Fannie Mae recently unveiled a series of updates to its December Selling Guide with the intent to streamline lending processes, modernize requirements governing allowable methods for making credit determinations and bolster transparency.
Under the new guide, lenders will have more flexibility in the employment verification process as they will be permitted to leverage alternative methods and to gross-up certain nontaxable income without providing additional documentation.
Lenders will be allowed to use a borrower-provided paystub and to use updated asset documentation to satisfy Fannie Mae’s verification of employment (VOE) requirement in instances where an employer will not complete a verbal verification of employment, the guide notes.
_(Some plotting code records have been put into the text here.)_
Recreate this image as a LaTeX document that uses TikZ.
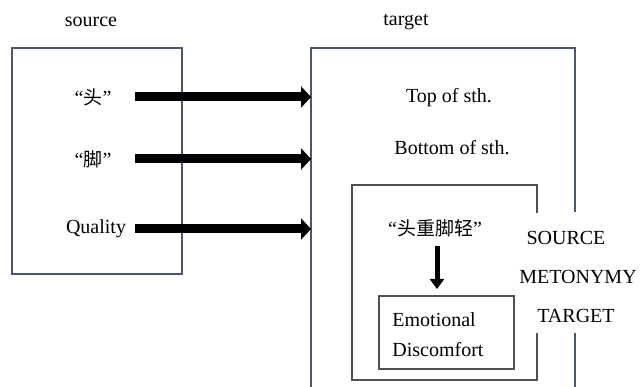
\documentclass[tikz,border=0pt]{standalone}
\usepackage{fontspec}
\setmainfont{Liberation Serif}
\newfontfamily\cjk{Noto Sans CJK SC}
\usetikzlibrary{arrows.meta}
\definecolor{boxblue}{HTML}{4A5578}
\definecolor{boxgray}{HTML}{505050}
\tikzset{
  lbl/.style={inner sep=0pt, font=\fontsize{20}{24}\selectfont},
  outerbox/.style={draw=boxblue, line width=1.4pt},
  innerbox/.style={draw=boxgray, line width=1.4pt},
  bigarrow/.style={line width=9pt, -{Triangle[length=10pt 0,width=21pt 0]}},
  downarrow/.style={line width=5pt, -{Triangle[length=10pt 0,width=14pt 0]}}
}
\begin{document}
\begin{tikzpicture}[x=1pt,y=-1pt]
\useasboundingbox (0,0) rectangle (640,387);
% source box
\draw[outerbox] (12,48) rectangle (182,274);
\node[lbl] (srclbl) at (91,22) {source};
\node[lbl] (tgtlbl) at (406,22) {target};
% target box (open at right and bottom)
\coordinate (tbl) at (311,387);
\coordinate (ttl) at (311,48);
\coordinate (ttr) at (575,48);
\coordinate (tbrk1) at (575,212);
\coordinate (tbrk2) at (575,333);
\coordinate (tbr) at (575,387);
\draw[outerbox] (tbl) -- (ttl) -- (ttr) -- (tbrk1);
\draw[outerbox] (tbrk2) -- (tbr);
% inner box (broken right side)
\coordinate (ibr1) at (537,213);
\coordinate (ibr2) at (537,333);
\draw[innerbox] (ibr1) -- (537,185) -- (352,185) -- (352,380) -- (537,380) -- (ibr2);
% emotional box
\node[innerbox, minimum width=135pt, minimum height=73pt, inner sep=0pt] (emo) at (446.5,332.5) {};
\node[lbl, align=left] (emotxt) at (438,335) {Emotional\\[6pt]Discomfort};
% source labels
\node[lbl] (tou) at (93,97) {“{\cjk\fontsize{19}{24}\selectfont 头}”};
\node[lbl] (jiao) at (93,159) {“{\cjk\fontsize{19}{24}\selectfont 脚}”};
\node[lbl] (qual) at (96,229) {Quality};
% target labels
\node[lbl] (top) at (449,98) {Top of sth.};
\node[lbl] (bot) at (452,148) {Bottom of sth.};
\node[lbl] (idiom) at (435,228) {“{\cjk\fontsize{19}{24}\selectfont 头重脚轻}”};
% side labels
\node[lbl] (srcM) at (566,238) {SOURCE};
\node[lbl] (met) at (578,277) {METONYMY};
\node[lbl] (tgtM) at (576,316) {TARGET};
% arrows
\coordinate (a1s) at (135,97);
\coordinate (a1e) at (311,97);
\coordinate (a2s) at (135,159);
\coordinate (a2e) at (311,159);
\coordinate (a3s) at (135,229);
\coordinate (a3e) at (311,229);
\draw[bigarrow] (a1s) -- (a1e);
\draw[bigarrow] (a2s) -- (a2e);
\draw[bigarrow] (a3s) -- (a3e);
\coordinate (vs) at (437,246);
\coordinate (ve) at (437,289);
\draw[downarrow] (vs) -- (ve);
\end{tikzpicture}
\end{document}
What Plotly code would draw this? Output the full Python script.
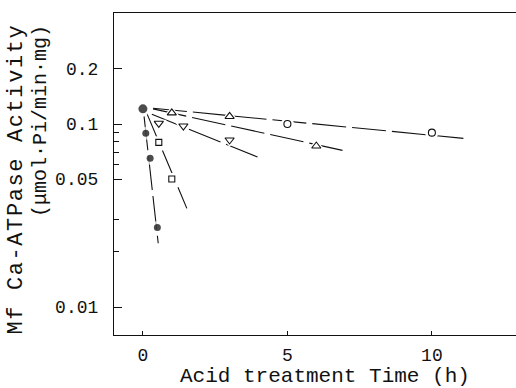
import plotly.graph_objects as go

# ---- data ----
circ_x = [5, 10]
circ_y = [0.100, 0.0897]
tri_up_x = [1, 3, 6]
tri_up_y = [0.115, 0.110, 0.0758]
tri_dn_x = [0.55, 1.4, 3.0]
tri_dn_y = [0.1009, 0.0975, 0.0818]
sq_x = [0.55, 1.0]
sq_y = [0.0794, 0.0501]
dot_x = [0, 0.1, 0.25, 0.5]
dot_y = [0.121, 0.089, 0.065, 0.0272]
dot_sizes = [9, 7, 7, 7]

# fitted lines (start/end)
lineA_x = [0.35, 11.09]; lineA_y = [0.122, 0.0835]
lineB_x = [0.35, 7.11];  lineB_y = [0.121, 0.0706]
lineC_x = [0.31, 3.99];  lineC_y = [0.113, 0.0658]
lineD_x = [0.14, 1.52];  lineD_y = [0.114, 0.0346]
lineE_x = [0.04, 0.53];  lineE_y = [0.11, 0.0223]

y_tickvals = [0.01, 0.05, 0.1, 0.2]
y_ticktext = ["0.01", "0.05", "0.1", "0.2"]
y_minor = [0.02, 0.03, 0.06, 0.07, 0.08, 0.09]
x_tickvals = [0, 5, 10]
x_ticktext = ["0", "5", "10"]

INK = "#111111"
FONT = "Liberation Mono"

fig = go.Figure()

for lx, ly in [(lineA_x, lineA_y), (lineB_x, lineB_y), (lineC_x, lineC_y),
               (lineD_x, lineD_y), (lineE_x, lineE_y)]:
    fig.add_trace(go.Scatter(x=lx, y=ly, mode="lines",
                             line=dict(color=INK, width=1.1, dash="34px,6px"),
                             hoverinfo="skip", showlegend=False))

series = [
    (circ_x, circ_y, "circle", 7, "white"),
    (tri_up_x, tri_up_y, "triangle-up", 8, "white"),
    (tri_dn_x, tri_dn_y, "triangle-down", 8, "white"),
    (sq_x, sq_y, "square", 6, "white"),
]
# white halos to break the lines around the markers
for sx, sy, sym, sz, fill in series:
    fig.add_trace(go.Scatter(x=sx, y=sy, mode="markers",
                             marker=dict(symbol=sym, size=sz + 6, color="white"),
                             hoverinfo="skip", showlegend=False))
fig.add_trace(go.Scatter(x=dot_x, y=dot_y, mode="markers",
                         marker=dict(symbol="circle", size=[s + 5 for s in dot_sizes], color="white"),
                         hoverinfo="skip", showlegend=False))

for sx, sy, sym, sz, fill in series:
    fig.add_trace(go.Scatter(x=sx, y=sy, mode="markers",
                             marker=dict(symbol=sym, size=sz, color=fill,
                                         line=dict(color=INK, width=1.1)),
                             showlegend=False))
fig.add_trace(go.Scatter(x=dot_x, y=dot_y, mode="markers",
                         marker=dict(symbol="circle", size=dot_sizes, color="black",
                                     line=dict(color="black", width=0)),
                         showlegend=False))

fig.update_layout(
    width=516, height=388,
    margin=dict(l=114, r=0, t=13, b=53),
    paper_bgcolor="white", plot_bgcolor="white",
    font=dict(family=FONT, color=INK, size=18),
    showlegend=False,
)

fig.update_xaxes(
    range=[-1.0, 12.91], showgrid=False, zeroline=False,
    showline=True, linecolor=INK, linewidth=1.2, mirror=True,
    ticks="inside", ticklen=4, tickcolor=INK, tickwidth=1,
    tickvals=x_tickvals, ticktext=x_ticktext,
    tickfont=dict(family=FONT, size=18, color=INK),
    ticklabelstandoff=3,
)
fig.update_yaxes(
    type="log", range=[-2.153, -0.3934], showgrid=False, zeroline=False,
    showline=True, linecolor=INK, linewidth=1.2, mirror=False,
    ticks="inside", ticklen=8, tickcolor=INK, tickwidth=1,
    tickvals=y_tickvals, ticktext=y_ticktext,
    tickfont=dict(family=FONT, size=18, color=INK),
    ticklabelstandoff=11,
    minor=dict(tickvals=y_minor, ticks="inside", ticklen=5, tickcolor=INK, tickwidth=1),
)

# axis titles
fig.add_annotation(text="Acid treatment Time (h)", xref="paper", yref="paper",
                   x=(325 - 114) / 402, y=(335 - 376) / 322,
                   xanchor="center", yanchor="middle", showarrow=False,
                   font=dict(family=FONT, size=21, color=INK))
fig.add_annotation(text='<span style="letter-spacing:1.6px">Mf Ca-ATPase Activity</span>',
                   xref="paper", yref="paper",
                   x=(16 - 114) / 402, y=(335 - 22) / 322, textangle=-90,
                   xanchor="center", yanchor="top", showarrow=False,
                   font=dict(family=FONT, size=22, color=INK))
fig.add_annotation(text="(μmol·Pi/min·mg)",
                   xref="paper", yref="paper",
                   x=(41 - 114) / 402, y=(335 - 23) / 322, textangle=-90,
                   xanchor="center", yanchor="top", showarrow=False,
                   font=dict(family=FONT, size=20, color=INK))

fig.write_html("out.html")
“In both cases, lenders remain responsible for representations and warranties related to the borrower’s income, employment, and assets,” the guide states. “This includes re-underwriting the loan if the documentation introduces new information (such as impacts to the debt-to-income ratio if the income amount changes or evaluating large deposits, if applicable).”
Ascertaining monthly qualifying income for self-employed borrowers could become simpler with the addition of an optional income calculator.
Aside from employment considerations, new requirements will be applied when restricted stock units and restricted stock are considered as eligible income in the updated guide. It also includes a list of shared equity provider programs to assist lenders in reviewing shared equity transactions.
The Guide to Delivering eMortgages to Fannie Mae has been incorporated into the new Selling Guide, as well as information clarifying the use of special purpose legal documents. Fannie Mae positioned the incorporation of the eMortgage information in the new guide as part of its “continuous efforts to improve operational efficiency.”
Large non-depository sellers and servicers will be mandated to submit the Mortgage Banker’s Financial Report Short Form (Form 1002A) every month.